Schuhmachers Familien-Kolumne

Meine Frau grinst immer ein wenig gehässig, wenn ich mich gelegentlich, wirklich nicht oft, jedenfalls nicht täglich, vor dem großen Spiegel in ihrem Zimmer inspiziere. Gedämpftes Licht und fortgeschrittene Fehlsichtigkeit mildern meine Verzweiflung – an guten Tagen. An schlechten sagt meine Frau: „Ich liebe dich, auch wenn du alt wirst.“ Eine nett gemeinte Hinrichtung. Alt? Ich? Quatsch. Alt sind nur die anderen, ich bin ein Mann in den besten Jahren. Was leider auch nur eine Chiffre ist für Verfall, Inkontinenz, Rollator. Die Angst vor dem Alter sei schlimmer als das Altern selbst, warnen Gerontologen. „Das Alter entgiften“, hat der selige Frank Schirrmacher in seinem Bestseller „Das Methusalem-Komplott“ gefordert. Entgiften, das hat mit Aufbruch zu tun, mit fröhlichem Weitermachen. Aber wie geht das – Alters-Detox? Die Küchenpsychologin aus der Frauenzeitschrift rät zum aktiven Selbstbild. Wie geht das? Ganz einfach: Ich werde nicht passiv gealtert vom Leben, sondern gestalte meine Restlaufzeit, wenigstens dort, wo ich noch Einfluss darauf habe. Mühsam, aber wahr: Wir sind die Chefs unseres eigenen Lebens, verantwortlich für unsere Gedanken, unsere Sprache, unsere Neugier und unsere Bereitschaft zum Miteinander. Hier schlummern wertvolle wie kostenlose mentale Zusatzrenten, die wir ohne Nebenwirkungen jederzeit positiv aktivieren können. Ein gutes Wort, eine schöne Erfahrung haben bereits die Kraft, unser neuronales System zu befeuern. Fortschritt, Heilung, Wachstum sind in jeder Lebensphase möglich – nur vor demSpiegel nicht, wenn die Panik wieder angekrochen kommt.
Eine Langzeitstudie vom University College London zeigt, dass positiv gestimmte Senioren langsamer körperlich abbauen. Manch fidele 90-Jährige wirkt nicht deswegen lebendiger als trübsinnige Mittfünfziger, weil sie bessere Gene hat, sondern wegen einer gesünderen Haltung zum Leben. Wer Alterspanik schiebt, der kauft sich keine Langspielplatte mehr – lohnt sich ja eh nicht. Wer dagegen an morgen glaubt, der lernt mit 85 Fechten und fährt mit 100 Rad. So wie die Französin Jeanne Calment, die 1896 im Alter von 21 mit dem Rauchen anfing. Sie wurde 122 Jahre alt. Knoblauch, Olivenöl, Portwein, so lautete ihr Altersrezept. Und nicht so viel grübeln. Neulich hat meine Frau mir ein türgroßes Poster vom jungen David Bowie mitgebracht und auf den großen Spiegel geklebt. „Was geht, Alter?“, scheint mich mein unfassbar vitales Idol aus Jugendtagen zu fragen, wann immer ich mich wieder vor dem großen Spiegel verrenke. Das weiß ich nicht so ganz genau. Aber auf jeden Fall mehr als vorher.

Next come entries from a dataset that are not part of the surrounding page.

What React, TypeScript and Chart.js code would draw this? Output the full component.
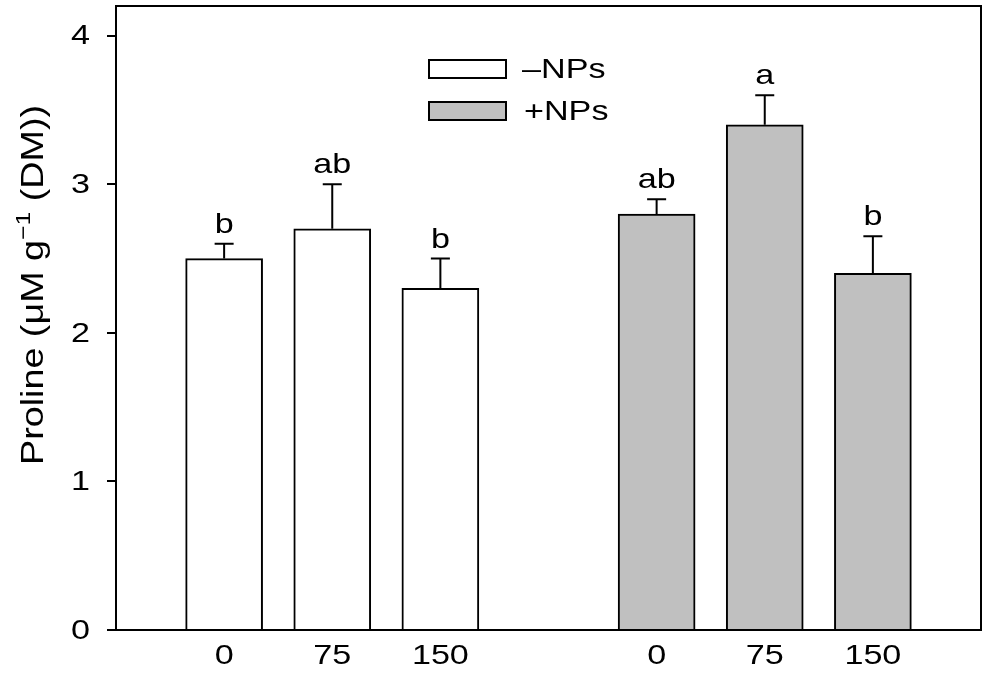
import React, { useEffect, useRef } from "react";
import { Chart, registerables } from "chart.js";

Chart.register(...registerables);

const doseLabels = ["0", "75", "150"];
const minusPositions = [0, 1, 2];
const plusPositions = [4, 5, 6];
const minusNPs = [2.5, 2.7, 2.3];
const minusErr = [0.1, 0.3, 0.2];
const plusNPs = [2.8, 3.4, 2.4];
const plusErr = [0.1, 0.2, 0.25];
const minusLetters = ["b", "ab", "b"];
const plusLetters = ["ab", "a", "b"];
const seriesNames = ["\u2013NPs", "+NPs"];
const yTicks = [0, 1, 2, 3, 4];

const FONT = "'Liberation Sans', Arial, sans-serif";
const SX = 1.22;

function sText(ctx: any, text: string, x: number, y: number, align: string, baseline: string, sx = SX) {
  ctx.save();
  ctx.translate(x, y);
  ctx.scale(sx, 1);
  ctx.textAlign = align;
  ctx.textBaseline = baseline;
  ctx.fillText(text, 0, 0);
  ctx.restore();
}

export default function App() {
  const ref = useRef<HTMLCanvasElement | null>(null);

  useEffect(() => {
    const canvas = ref.current;
    if (!canvas) return;

    const overlay = {
      id: "overlay",
      afterDatasetsDraw(chart: any) {
        const ctx = chart.ctx;
        const xs = chart.scales.x;
        const ys = chart.scales.y;
        const ca = chart.chartArea;
        ctx.save();
        // frame top & right
        ctx.strokeStyle = "#000";
        ctx.lineWidth = 2;
        ctx.beginPath();
        ctx.moveTo(ca.left - 1, ca.top);
        ctx.lineTo(ca.right, ca.top);
        ctx.lineTo(ca.right, ca.bottom);
        ctx.stroke();

        ctx.fillStyle = "#000";
        ctx.font = `28px ${FONT}`;

        // y tick labels from the y scale
        ys.ticks.forEach((t: any) => {
          sText(ctx, String(t.value), ca.left - 26, ys.getPixelForValue(t.value) + 1, "right", "middle");
        });
        // x tick labels from the x scale
        xs.ticks.forEach((t: any) => {
          const i = minusPositions.indexOf(t.value);
          const j = plusPositions.indexOf(t.value);
          const lab = i >= 0 ? doseLabels[i] : j >= 0 ? doseLabels[j] : "";
          sText(ctx, lab, xs.getPixelForValue(t.value), ca.bottom + 26, "center", "middle");
        });

        // error bars & letters
        const groups = [
          { pos: minusPositions, vals: minusNPs, err: minusErr, letters: minusLetters },
          { pos: plusPositions, vals: plusNPs, err: plusErr, letters: plusLetters },
        ];
        groups.forEach((g) => {
          g.pos.forEach((p, i) => {
            const x = xs.getPixelForValue(p);
            const y0 = ys.getPixelForValue(g.vals[i]);
            const y1 = ys.getPixelForValue(g.vals[i] + g.err[i]);
            ctx.lineWidth = 2;
            ctx.strokeStyle = "#000";
            ctx.beginPath();
            ctx.moveTo(x, y0);
            ctx.lineTo(x, y1);
            ctx.moveTo(x - 9.5, y1);
            ctx.lineTo(x + 9.5, y1);
            ctx.stroke();
            sText(ctx, g.letters[i], x, y1 - 11, "center", "alphabetic");
          });
        });

        // legend
        const fills = ["#FFFFFF", "#C0C0C0"];
        const boxY = [60, 102];
        seriesNames.forEach((name, i) => {
          ctx.fillStyle = fills[i];
          ctx.fillRect(429, boxY[i], 77, 18);
          ctx.strokeStyle = "#000";
          ctx.lineWidth = 2;
          ctx.strokeRect(429, boxY[i], 77, 18);
          ctx.fillStyle = "#000";
          sText(ctx, name, i === 0 ? 522 : 524, boxY[i] + 10, "left", "middle");
        });

        // y axis title with superscript
        const mainFont = `32px ${FONT}`;
        const supFont = `21px ${FONT}`;
        const p1 = "Proline (\u03BCM g";
        const sup = "\u22121";
        const p2 = " (DM))";
        ctx.font = mainFont;
        const w1 = ctx.measureText(p1).width;
        const w3 = ctx.measureText(p2).width;
        ctx.font = supFont;
        const w2 = ctx.measureText(sup).width;
        const total = w1 + w2 + w3;
        const s = 360 / total;
        ctx.translate(43, 285);
        ctx.rotate(-Math.PI / 2);
        ctx.scale(s, 1);
        ctx.textAlign = "left";
        ctx.textBaseline = "alphabetic";
        let cx = -total / 2;
        ctx.font = mainFont;
        ctx.fillText(p1, cx, 0);
        cx += w1;
        ctx.font = supFont;
        ctx.fillText(sup, cx, -13);
        cx += w2;
        ctx.font = mainFont;
        ctx.fillText(p2, cx, 0);
        ctx.restore();
      },
    };

    const chart = new Chart(canvas, {
      type: "bar",
      data: {
        datasets: [
          {
            label: seriesNames[0],
            data: minusPositions.map((p, i) => ({ x: p, y: minusNPs[i] })),
            backgroundColor: "#FFFFFF",
            borderColor: "#000",
            borderWidth: 2,
            borderSkipped: "start",
          },
          {
            label: seriesNames[1],
            data: plusPositions.map((p, i) => ({ x: p, y: plusNPs[i] })),
            backgroundColor: "#C0C0C0",
            borderColor: "#000",
            borderWidth: 2,
            borderSkipped: "start",
          },
        ],
      },
      options: {
        animation: false,
        responsive: false,
        maintainAspectRatio: false,
        devicePixelRatio: 1,
        layout: { padding: { left: 0, right: 7, top: 6, bottom: 0 } },
        datasets: { bar: { grouped: false, barThickness: 77 } } as any,
        plugins: { legend: { display: false }, tooltip: { enabled: false } },
        scales: {
          x: {
            type: "linear",
            min: -1,
            max: 7,
            offset: false,
            afterBuildTicks: (scale: any) => {
              scale.ticks = [...minusPositions, ...plusPositions].map((v) => ({ value: v }));
            },
            afterFit: (scale: any) => {
              scale.height = 46;
            },
            ticks: { display: false },
            grid: { display: false, drawTicks: false, offset: false },
            border: { display: true, color: "#000", width: 2 },
          },
          y: {
            type: "linear",
            min: 0,
            max: 4.2,
            afterBuildTicks: (scale: any) => {
              scale.ticks = yTicks.map((v) => ({ value: v }));
            },
            afterFit: (scale: any) => {
              scale.width = 116;
            },
            ticks: { display: false },
            grid: {
              display: true,
              drawOnChartArea: false,
              drawTicks: true,
              tickLength: 9,
              lineWidth: 2,
              color: "#000",
            },
            border: { display: true, color: "#000", width: 2 },
          },
        },
      },
      plugins: [overlay],
    } as any);

    return () => chart.destroy();
  }, []);

  return (
    <div style={{ position: "absolute", left: 0, top: 0, width: 988, height: 676, background: "#fff" }}>
      <canvas ref={ref} width={988} height={676} style={{ width: 988, height: 676, display: "block" }} />
    </div>
  );
}
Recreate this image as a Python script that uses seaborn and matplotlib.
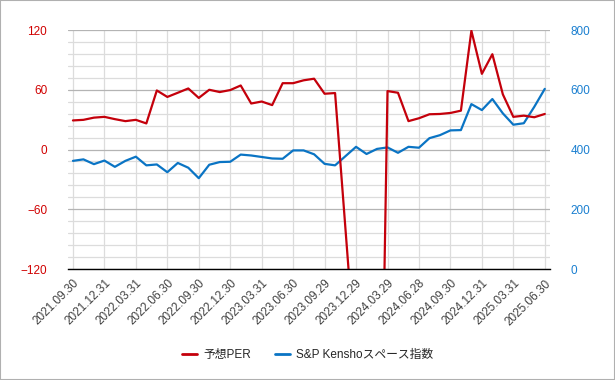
import numpy as np
import pandas as pd
import seaborn as sns
import matplotlib.pyplot as plt
from matplotlib.lines import Line2D
from matplotlib.patches import Rectangle
from matplotlib.ticker import MultipleLocator

# quarterly tick labels (data is monthly, 3 points per label)
x_labels = ["2021.09.30", "2021.12.31", "2022.03.31", "2022.06.30", "2022.09.30",
            "2022.12.30", "2023.03.31", "2023.06.30", "2023.09.29", "2023.12.29",
            "2024.03.29", "2024.06.28", "2024.09.30", "2024.12.31", "2025.03.31",
            "2025.06.30"]

# 予想PER (NaN = no value, line joins across it)
per = [29.2, 29.8, 32.0, 32.8, 30.5, 28.5, 29.8, 26.2, 59.3, 52.8,
       57.0, 61.3, 51.8, 60.0, 57.7, 59.7, 64.3, 46.2, 48.2, 44.6,
       66.6, 66.6, 69.5, 71.1, 56.0, 56.7, np.nan, -219, -400, -565,
       58.7, 57.0, 28.5, 31.4, 35.4, 35.7, 36.7, 39.0, 119.3, 76.0,
       95.7, 55.4, 32.8, 34.0, 32.4, 35.7]

# S&P Kensho space index
index_vals = [362, 367, 351, 363, 342, 362, 376, 347, 350, 324,
              355, 339, 304, 349, 358, 359, 383, 380, 375, 370,
              369, 397, 397, 384, 352, 347, 378, 409, 385, 402,
              407, 389, 409, 406, 438, 448, 464, 465, 552, 532,
              569, 521, 483, 488, 543, 603]

RED = "#c4000b"
BLUE = "#0a74c4"

df = pd.DataFrame({"pos": np.arange(len(per)), "per": per, "idx": index_vals})
df_per = df.dropna(subset=["per"])

sns.set_style("white")
plt.rcParams["font.family"] = ["Liberation Sans", "Noto Sans CJK JP", "DejaVu Sans"]

fig = plt.figure(figsize=(6.15, 3.8), dpi=100)
ax2 = fig.add_axes([0.1106, 0.2921, 0.7829, 0.6289])
ax = ax2.twinx()
ax.yaxis.tick_left()
ax2.yaxis.tick_right()

# blue on the lower axes, grid lives there too
sns.lineplot(data=df, x="pos", y="idx", ax=ax2, color=BLUE, linewidth=1.6)
sns.lineplot(data=df_per, x="pos", y="per", ax=ax, color=RED, linewidth=1.6)

ax2.set_ylim(0, 800)
ax2.yaxis.set_major_locator(MultipleLocator(200))
ax2.yaxis.set_minor_locator(MultipleLocator(40))
ax.set_ylim(-120, 120)
ax.yaxis.set_major_locator(MultipleLocator(60))

ax2.set_xlim(-0.47, len(per) - 1 + 0.45)
ax2.set_xticks(np.arange(0, len(per), 3))
ax2.set_xticklabels(x_labels, rotation=45, ha="right", rotation_mode="anchor",
                    fontsize=8.5, color="#404040")
ax2.tick_params(axis="x", length=0, pad=6)

ax2.grid(True, which="major", axis="y", color="#b4b4b4", linewidth=0.9)
ax2.grid(True, which="minor", axis="y", color="#dcdcdc", linewidth=0.9)
ax2.grid(True, which="major", axis="x", color="#dcdcdc", linewidth=0.9)
ax2.set_axisbelow(True)

ax2.tick_params(axis="y", which="both", length=0, pad=15, labelsize=8.5, labelcolor="#1a7fd0",
                labelright=True, labelleft=False)
ax.tick_params(axis="y", which="both", length=0, pad=15, labelsize=8.5, labelcolor="#d00000",
               labelleft=True, labelright=False)

for a in (ax, ax2):
    a.set_xlabel("")
    a.set_ylabel("")
    for s in a.spines.values():
        s.set_visible(False)
ax.spines["bottom"].set_visible(True)
ax.spines["bottom"].set_color("black")
ax.spines["bottom"].set_linewidth(1.0)

ax.set_zorder(ax2.get_zorder() + 1)
ax.patch.set_visible(False)

handles = [Line2D([], [], color=RED, linewidth=2),
           Line2D([], [], color=BLUE, linewidth=2)]
fig.legend(handles, ["予想PER", "S&P Kenshoスペース指数"], loc="center",
           bbox_to_anchor=(0.5, 0.066), ncol=2, frameon=False, fontsize=8.5,
           handlelength=1.3, handletextpad=0.5, columnspacing=2.0)

fig.patches.append(Rectangle((0, 0), 1, 1, transform=fig.transFigure, fill=False,
                             edgecolor="#b0b0b0", linewidth=1.5))

fig.savefig("out.png", dpi=100)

Dr. Hajo Schumacher, 53, ist Journalist und Buchautor. In seinem Bestseller „Restlaufzeit“ schildert er ungewöhnliche Seniorenprojekte. In „Solange Du Deine Füße auf meinen Tisch legst“ beschreibt er sein „schrecklich lustiges Leben als Vater“ (Eichborn, 2017). Schumacher lebt mit seiner Familie in Berlin.